'''

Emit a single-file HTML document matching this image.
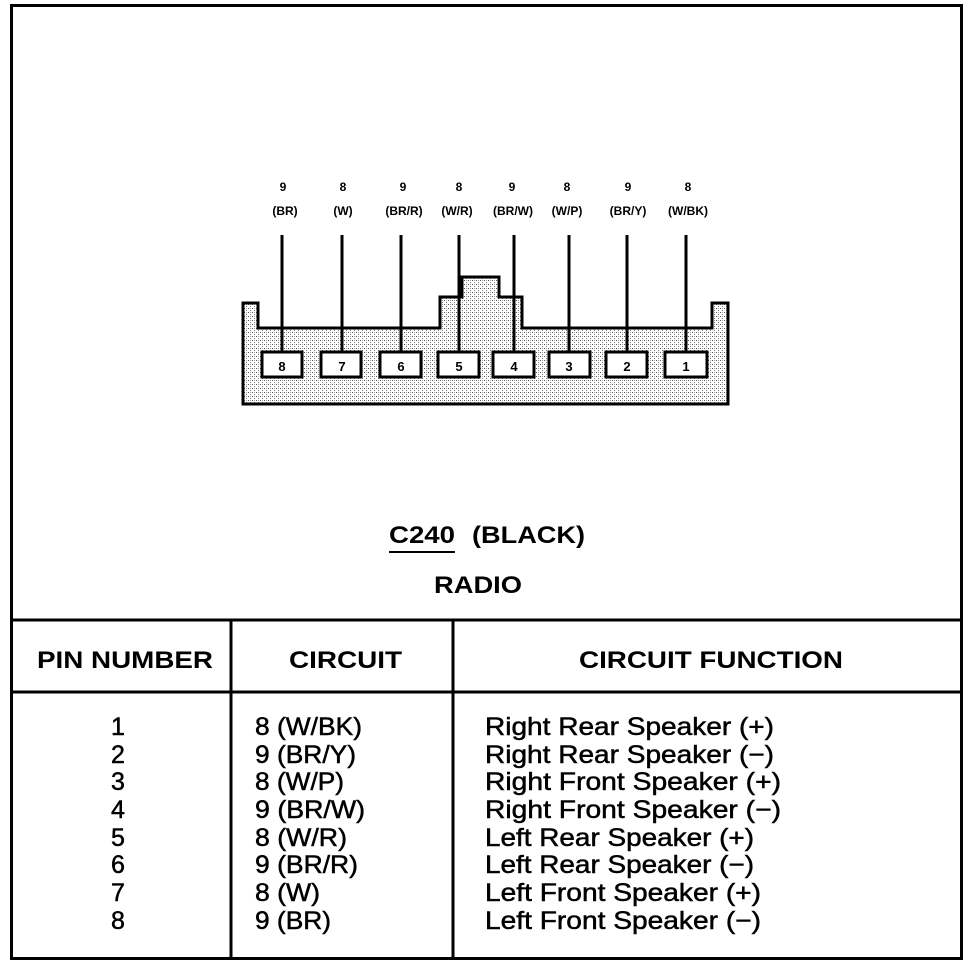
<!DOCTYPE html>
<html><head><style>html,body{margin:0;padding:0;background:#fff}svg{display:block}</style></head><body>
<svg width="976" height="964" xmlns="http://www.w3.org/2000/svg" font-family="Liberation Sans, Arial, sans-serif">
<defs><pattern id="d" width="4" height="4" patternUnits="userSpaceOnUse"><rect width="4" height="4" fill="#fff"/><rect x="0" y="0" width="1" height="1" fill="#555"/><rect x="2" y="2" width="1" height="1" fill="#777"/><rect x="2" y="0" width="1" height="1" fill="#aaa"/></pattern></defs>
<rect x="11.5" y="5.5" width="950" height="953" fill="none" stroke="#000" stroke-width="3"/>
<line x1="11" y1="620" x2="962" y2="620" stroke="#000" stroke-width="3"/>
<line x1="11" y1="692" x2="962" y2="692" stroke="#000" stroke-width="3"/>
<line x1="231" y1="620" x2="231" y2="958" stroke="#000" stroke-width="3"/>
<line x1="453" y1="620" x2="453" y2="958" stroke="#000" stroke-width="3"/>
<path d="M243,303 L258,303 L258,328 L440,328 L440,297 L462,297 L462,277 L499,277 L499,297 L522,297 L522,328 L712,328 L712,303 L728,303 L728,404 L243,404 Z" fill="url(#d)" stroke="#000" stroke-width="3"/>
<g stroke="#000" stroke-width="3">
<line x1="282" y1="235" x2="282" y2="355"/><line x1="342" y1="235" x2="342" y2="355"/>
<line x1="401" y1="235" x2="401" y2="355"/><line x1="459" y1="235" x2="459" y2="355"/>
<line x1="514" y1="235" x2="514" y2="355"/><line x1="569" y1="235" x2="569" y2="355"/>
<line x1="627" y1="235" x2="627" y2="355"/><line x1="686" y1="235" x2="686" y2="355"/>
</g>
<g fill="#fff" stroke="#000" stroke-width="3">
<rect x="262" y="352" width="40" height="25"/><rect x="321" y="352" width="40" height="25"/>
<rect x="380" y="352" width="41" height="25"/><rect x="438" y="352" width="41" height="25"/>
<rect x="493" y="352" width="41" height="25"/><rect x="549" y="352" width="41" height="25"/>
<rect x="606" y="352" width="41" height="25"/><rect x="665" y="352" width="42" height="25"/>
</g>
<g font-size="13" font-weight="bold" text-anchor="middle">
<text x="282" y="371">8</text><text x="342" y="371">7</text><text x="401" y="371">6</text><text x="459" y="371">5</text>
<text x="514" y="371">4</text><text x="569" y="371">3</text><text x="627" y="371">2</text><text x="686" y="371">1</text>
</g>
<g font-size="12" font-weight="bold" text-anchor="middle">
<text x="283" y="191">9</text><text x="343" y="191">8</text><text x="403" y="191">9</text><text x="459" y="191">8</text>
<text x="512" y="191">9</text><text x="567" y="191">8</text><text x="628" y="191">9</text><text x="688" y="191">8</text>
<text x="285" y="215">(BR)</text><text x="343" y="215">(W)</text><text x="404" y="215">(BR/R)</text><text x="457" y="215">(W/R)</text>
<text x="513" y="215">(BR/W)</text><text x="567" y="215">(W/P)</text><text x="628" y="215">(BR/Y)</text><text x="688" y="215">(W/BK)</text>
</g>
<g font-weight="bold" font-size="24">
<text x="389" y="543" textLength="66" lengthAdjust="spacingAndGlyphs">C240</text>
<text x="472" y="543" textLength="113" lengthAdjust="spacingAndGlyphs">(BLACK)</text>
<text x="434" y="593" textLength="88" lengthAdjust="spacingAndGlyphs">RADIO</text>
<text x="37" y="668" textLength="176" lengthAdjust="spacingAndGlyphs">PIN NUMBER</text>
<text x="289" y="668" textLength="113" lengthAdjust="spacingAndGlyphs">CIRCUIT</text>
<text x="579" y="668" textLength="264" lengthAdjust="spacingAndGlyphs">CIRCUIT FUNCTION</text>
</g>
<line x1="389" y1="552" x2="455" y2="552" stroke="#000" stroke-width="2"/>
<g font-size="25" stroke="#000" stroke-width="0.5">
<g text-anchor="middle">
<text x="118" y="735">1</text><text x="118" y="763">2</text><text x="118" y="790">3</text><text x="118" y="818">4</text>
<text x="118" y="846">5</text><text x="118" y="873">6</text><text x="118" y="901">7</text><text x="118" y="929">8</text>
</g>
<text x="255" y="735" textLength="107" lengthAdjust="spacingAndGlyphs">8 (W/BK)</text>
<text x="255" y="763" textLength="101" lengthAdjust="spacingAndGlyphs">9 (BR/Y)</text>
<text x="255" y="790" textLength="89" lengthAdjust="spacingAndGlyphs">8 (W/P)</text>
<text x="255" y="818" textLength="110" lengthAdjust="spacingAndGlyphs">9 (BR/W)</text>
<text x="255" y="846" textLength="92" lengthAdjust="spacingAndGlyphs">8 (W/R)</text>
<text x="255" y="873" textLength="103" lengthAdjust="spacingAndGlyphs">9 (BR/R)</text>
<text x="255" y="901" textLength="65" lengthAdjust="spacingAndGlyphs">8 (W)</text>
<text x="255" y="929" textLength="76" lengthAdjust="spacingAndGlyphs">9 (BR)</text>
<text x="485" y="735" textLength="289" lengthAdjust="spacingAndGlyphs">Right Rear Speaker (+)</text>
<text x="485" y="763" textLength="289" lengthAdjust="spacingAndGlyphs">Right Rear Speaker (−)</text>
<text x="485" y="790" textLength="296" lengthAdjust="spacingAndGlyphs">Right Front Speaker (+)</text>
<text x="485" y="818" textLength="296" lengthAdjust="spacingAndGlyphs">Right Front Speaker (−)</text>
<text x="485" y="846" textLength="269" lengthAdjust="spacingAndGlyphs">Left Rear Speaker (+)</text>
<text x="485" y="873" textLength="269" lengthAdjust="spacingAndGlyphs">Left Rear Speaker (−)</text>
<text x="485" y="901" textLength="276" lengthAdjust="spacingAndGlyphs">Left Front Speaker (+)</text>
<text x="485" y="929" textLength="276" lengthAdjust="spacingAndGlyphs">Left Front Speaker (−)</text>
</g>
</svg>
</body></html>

'''

Reproduce the full listing above verbatim, with no pictures included.

:: Result for this exercise ::
Emit a single-file HTML document matching this image.
<!DOCTYPE html>
<html><head><style>html,body{margin:0;padding:0;background:#fff}svg{display:block}</style></head><body>
<svg width="976" height="964" xmlns="http://www.w3.org/2000/svg" font-family="Liberation Sans, Arial, sans-serif">
<defs><pattern id="d" width="4" height="4" patternUnits="userSpaceOnUse"><rect width="4" height="4" fill="#fff"/><rect x="0" y="0" width="1" height="1" fill="#555"/><rect x="2" y="2" width="1" height="1" fill="#777"/><rect x="2" y="0" width="1" height="1" fill="#aaa"/></pattern></defs>
<rect x="11.5" y="5.5" width="950" height="953" fill="none" stroke="#000" stroke-width="3"/>
<line x1="11" y1="620" x2="962" y2="620" stroke="#000" stroke-width="3"/>
<line x1="11" y1="692" x2="962" y2="692" stroke="#000" stroke-width="3"/>
<line x1="231" y1="620" x2="231" y2="958" stroke="#000" stroke-width="3"/>
<line x1="453" y1="620" x2="453" y2="958" stroke="#000" stroke-width="3"/>
<path d="M243,303 L258,303 L258,328 L440,328 L440,297 L462,297 L462,277 L499,277 L499,297 L522,297 L522,328 L712,328 L712,303 L728,303 L728,404 L243,404 Z" fill="url(#d)" stroke="#000" stroke-width="3"/>
<g stroke="#000" stroke-width="3">
<line x1="282" y1="235" x2="282" y2="355"/><line x1="342" y1="235" x2="342" y2="355"/>
<line x1="401" y1="235" x2="401" y2="355"/><line x1="459" y1="235" x2="459" y2="355"/>
<line x1="514" y1="235" x2="514" y2="355"/><line x1="569" y1="235" x2="569" y2="355"/>
<line x1="627" y1="235" x2="627" y2="355"/><line x1="686" y1="235" x2="686" y2="355"/>
</g>
<g fill="#fff" stroke="#000" stroke-width="3">
<rect x="262" y="352" width="40" height="25"/><rect x="321" y="352" width="40" height="25"/>
<rect x="380" y="352" width="41" height="25"/><rect x="438" y="352" width="41" height="25"/>
<rect x="493" y="352" width="41" height="25"/><rect x="549" y="352" width="41" height="25"/>
<rect x="606" y="352" width="41" height="25"/><rect x="665" y="352" width="42" height="25"/>
</g>
<g font-size="13" font-weight="bold" text-anchor="middle">
<text x="282" y="371">8</text><text x="342" y="371">7</text><text x="401" y="371">6</text><text x="459" y="371">5</text>
<text x="514" y="371">4</text><text x="569" y="371">3</text><text x="627" y="371">2</text><text x="686" y="371">1</text>
</g>
<g font-size="12" font-weight="bold" text-anchor="middle">
<text x="283" y="191">9</text><text x="343" y="191">8</text><text x="403" y="191">9</text><text x="459" y="191">8</text>
<text x="512" y="191">9</text><text x="567" y="191">8</text><text x="628" y="191">9</text><text x="688" y="191">8</text>
<text x="285" y="215">(BR)</text><text x="343" y="215">(W)</text><text x="404" y="215">(BR/R)</text><text x="457" y="215">(W/R)</text>
<text x="513" y="215">(BR/W)</text><text x="567" y="215">(W/P)</text><text x="628" y="215">(BR/Y)</text><text x="688" y="215">(W/BK)</text>
</g>
<g font-weight="bold" font-size="24">
<text x="389" y="543" textLength="66" lengthAdjust="spacingAndGlyphs">C240</text>
<text x="472" y="543" textLength="113" lengthAdjust="spacingAndGlyphs">(BLACK)</text>
<text x="434" y="593" textLength="88" lengthAdjust="spacingAndGlyphs">RADIO</text>
<text x="37" y="668" textLength="176" lengthAdjust="spacingAndGlyphs">PIN NUMBER</text>
<text x="289" y="668" textLength="113" lengthAdjust="spacingAndGlyphs">CIRCUIT</text>
<text x="579" y="668" textLength="264" lengthAdjust="spacingAndGlyphs">CIRCUIT FUNCTION</text>
</g>
<line x1="389" y1="552" x2="455" y2="552" stroke="#000" stroke-width="2"/>
<g font-size="25" stroke="#000" stroke-width="0.5">
<g text-anchor="middle">
<text x="118" y="735">1</text><text x="118" y="763">2</text><text x="118" y="790">3</text><text x="118" y="818">4</text>
<text x="118" y="846">5</text><text x="118" y="873">6</text><text x="118" y="901">7</text><text x="118" y="929">8</text>
</g>
<text x="255" y="735" textLength="107" lengthAdjust="spacingAndGlyphs">8 (W/BK)</text>
<text x="255" y="763" textLength="101" lengthAdjust="spacingAndGlyphs">9 (BR/Y)</text>
<text x="255" y="790" textLength="89" lengthAdjust="spacingAndGlyphs">8 (W/P)</text>
<text x="255" y="818" textLength="110" lengthAdjust="spacingAndGlyphs">9 (BR/W)</text>
<text x="255" y="846" textLength="92" lengthAdjust="spacingAndGlyphs">8 (W/R)</text>
<text x="255" y="873" textLength="103" lengthAdjust="spacingAndGlyphs">9 (BR/R)</text>
<text x="255" y="901" textLength="65" lengthAdjust="spacingAndGlyphs">8 (W)</text>
<text x="255" y="929" textLength="76" lengthAdjust="spacingAndGlyphs">9 (BR)</text>
<text x="485" y="735" textLength="289" lengthAdjust="spacingAndGlyphs">Right Rear Speaker (+)</text>
<text x="485" y="763" textLength="289" lengthAdjust="spacingAndGlyphs">Right Rear Speaker (−)</text>
<text x="485" y="790" textLength="296" lengthAdjust="spacingAndGlyphs">Right Front Speaker (+)</text>
<text x="485" y="818" textLength="296" lengthAdjust="spacingAndGlyphs">Right Front Speaker (−)</text>
<text x="485" y="846" textLength="269" lengthAdjust="spacingAndGlyphs">Left Rear Speaker (+)</text>
<text x="485" y="873" textLength="269" lengthAdjust="spacingAndGlyphs">Left Rear Speaker (−)</text>
<text x="485" y="901" textLength="276" lengthAdjust="spacingAndGlyphs">Left Front Speaker (+)</text>
<text x="485" y="929" textLength="276" lengthAdjust="spacingAndGlyphs">Left Front Speaker (−)</text>
</g>
</svg>
</body></html>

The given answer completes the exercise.